Material science and engineering: PSI supports studies of surface roughness, roughness-induced scattering, and microstructure in polished or etched samples.
Metrology in manufacturing: QA processes for precision components, including optical components, mechanical parts, and micro-electromechanical systems (MEMS), benefit from rapid, quantitative surface profiling.

Controversies and debates (neutral overview)

In the scientific community, discussions around PSI focus on robustness, speed, and applicability rather than ideological positions.
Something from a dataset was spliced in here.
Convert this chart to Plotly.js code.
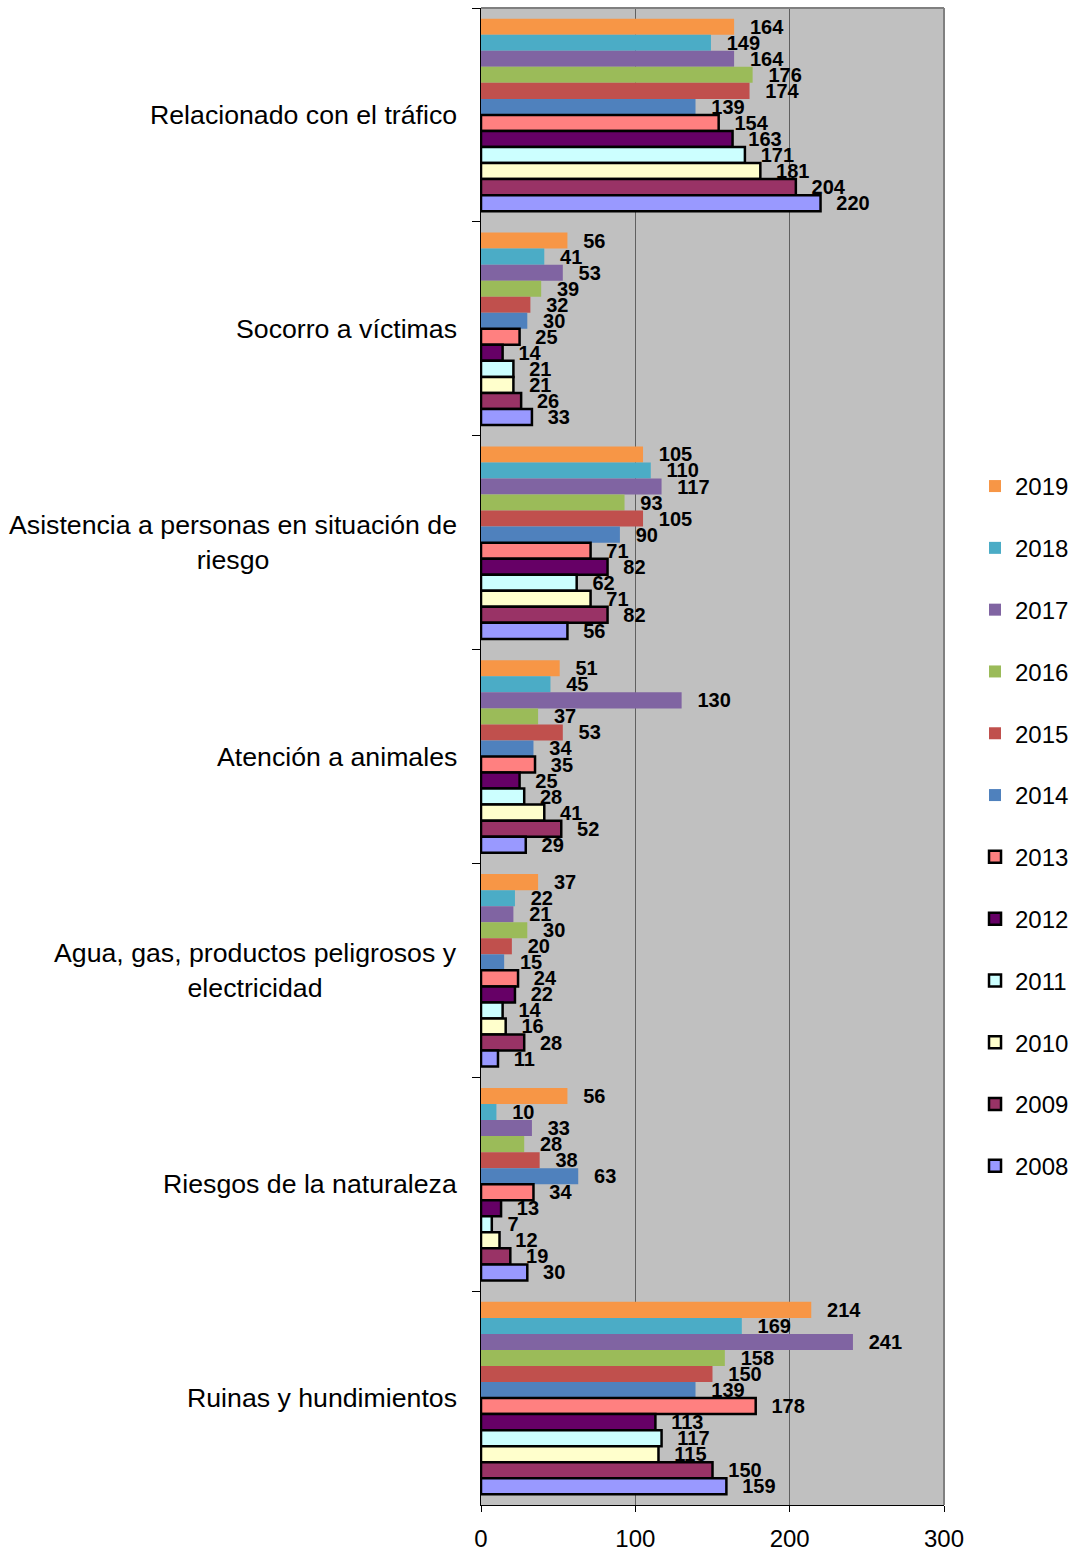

Key topics include: - Phase step accuracy vs. speed: Balancing the number of steps against measurement time and noise sensitivity is a practical design question, especially for dynamic surfaces. - Phase unwrapping reliability: In high-gradient regions, unwrap algorithms may fail or propagate errors, prompting ongoing development of more robust methods and hybrid approaches. - Reflectivity variation and fringe visibility: Nonuniform surface reflectivity can bias demodulation unless normalization or calibration strategies are applied; some practitioners advocate for complementary methods to mitigate these effects. - Multi-wavelength trade-offs: While dual-wavelength PSI extends unambiguous height range, it introduces additional complexity in calibration and data processing. - Comparison with alternative techniques: Some debates concern when PSI is the preferred approach versus holographic methods, speckle-based interferometry, or scanning profilometry, depending on the measurement scenario, required resolution, and environmental constraints. - Instrumentation costs and accessibility: High-precision PSI systems can be expensive and require careful maintenance, leading to discussions about cost-effective alternatives for certain applications.